Although the state had passed a measure to legalize medicinal cannabis, it was a full two years before it issued a single license. Residents could sign up for the program but had nowhere to buy, which left Manus’s patients relying on street deals to find relief.

Determined to make a deeper impact, Manus got more involved. She joined a dispensary as a medical consultant but felt stymied by the slow pace of change. After obtaining the first license in New Mexico, her dispensary began sales. But even that didn’t solve everything. New Mexico only allowed dispensaries to sell a few kinds of cannabis products, all of which required smoking. That wouldn’t cut it for some of Manus’s patients, so she took a meeting with the director of the state’s Medical Cannabis Program and put the issue to them bluntly.

“I said ‘I’ve got patients who are on oxygen. They’re not going to be smoking. What are we doing for smokeless alternatives?’ And the director of the program said to me, ‘Heather, honestly, we haven’t thought that far. We’re going to need you to figure that out.’ And so I did.”

With that, Manus became the first licensed manufacturer in the state to create smokeless cannabis products like gummies and oils. A short time later, she had another spat with another state government. This time, she took on Arizona’s list of qualifying conditions for medical cannabis. The state didn’t recognize PTSD treatment as a legitimate use of green medicine. Manus disagreed—and took them to the court.

After a legal battle, the court sided with Manus and forced Arizona to amend its law. The ruling caused sweeping changes across the country. In rapid succession, three more states—Hawaii, Washington state, and Nevada—altered their laws to recognize medical cannabis as an effective treatment for PTSD.

Physician, Heal Thyself

Having effected change in five states, Manus realized she could be more effective as an educator and organizer than as a nurse. Thus was the Cannabis Nurses Network born.
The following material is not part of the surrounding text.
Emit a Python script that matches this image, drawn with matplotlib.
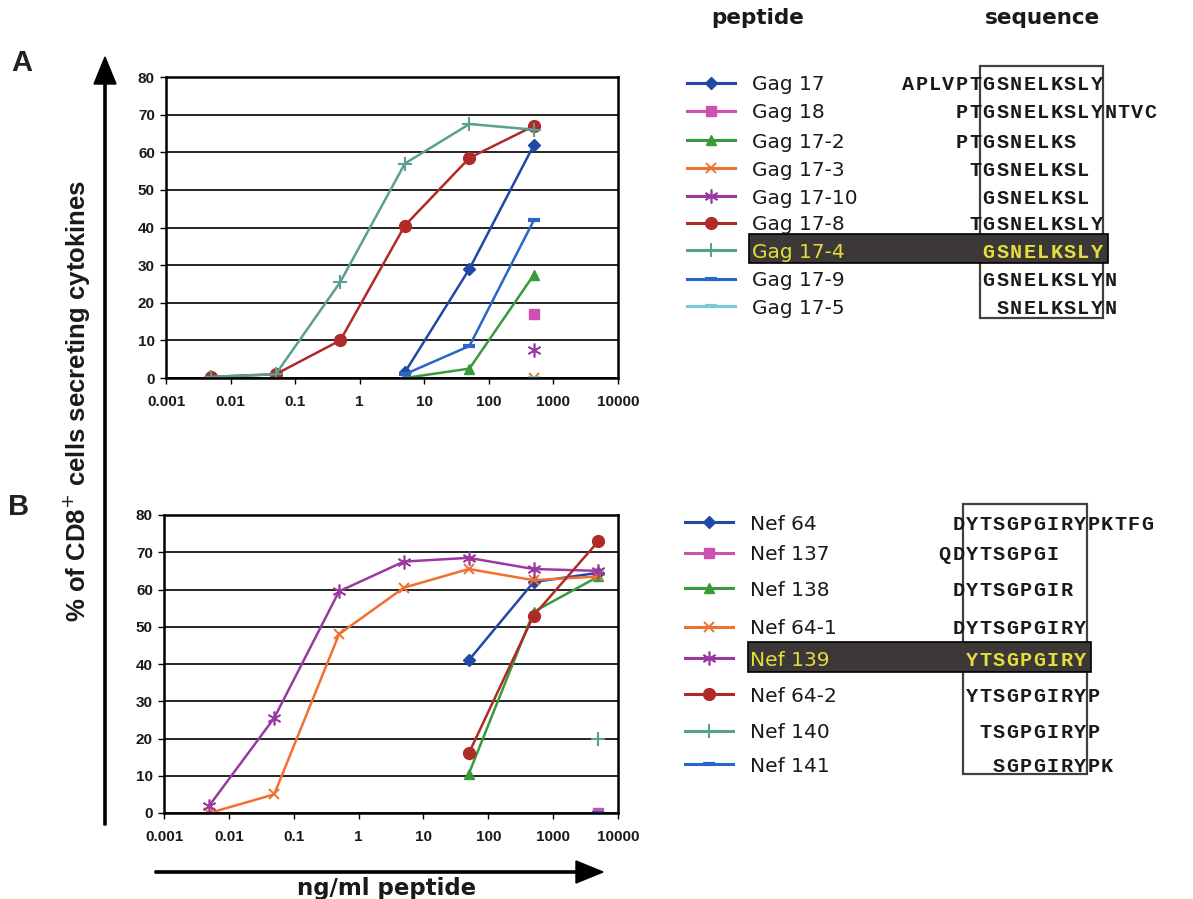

Since its founding in 2015, the organization has achieved immense success. With thousands of members nationwide, the network advocates for cannabis nursing by educating healthcare providers, recognizing excellence in cannabis nursing, and advocating for cannabis nursing within the community. It achieved an important victory in September, when the American Nursing Association announced it now formally recognizes cannabis nursing as a specialty.

“What I see for the future is more of an integration of cannabis and cannabinoid therapeutics within the healthcare setting,” Manus said. “I believe that cannabis as a nursing specialty is really going to help drive that further. We’re already seeing some shifts where nursing associations are asking the speakers’ bureau members from our network to come and teach and educate them about cannabis.”

With her eyes firmly trained toward the future, Nurse Heather’s journey has, amazingly, come full circle.

“Ironically, after 2020, many nurses wound up with PTSD after doing what they call their ‘tours of COVID duty.’ And it just so happens that I have quite a bit of experience with PTSD, so I’ve been doing a lot of work in helping to support and empower nurses to heal themselves through their post-traumatic stress,” she said. “The healthcare system itself has really jacked up our nurses and they’re hurting. A lot of them are coming to cannabis for treatment. Once they realize what it can do, now they feel very motivated to help other people and they want to do some kind of work in cannabis because it feels really good to do something where patients actually feel better afterward.”

Armed with degrees in both psychology and nursing, “Nurse Heather” Manus has spent nearly two decades at the forefront of the medical cannabis movement, doing more to legitimize plant medicine than nearly anyone else in the space.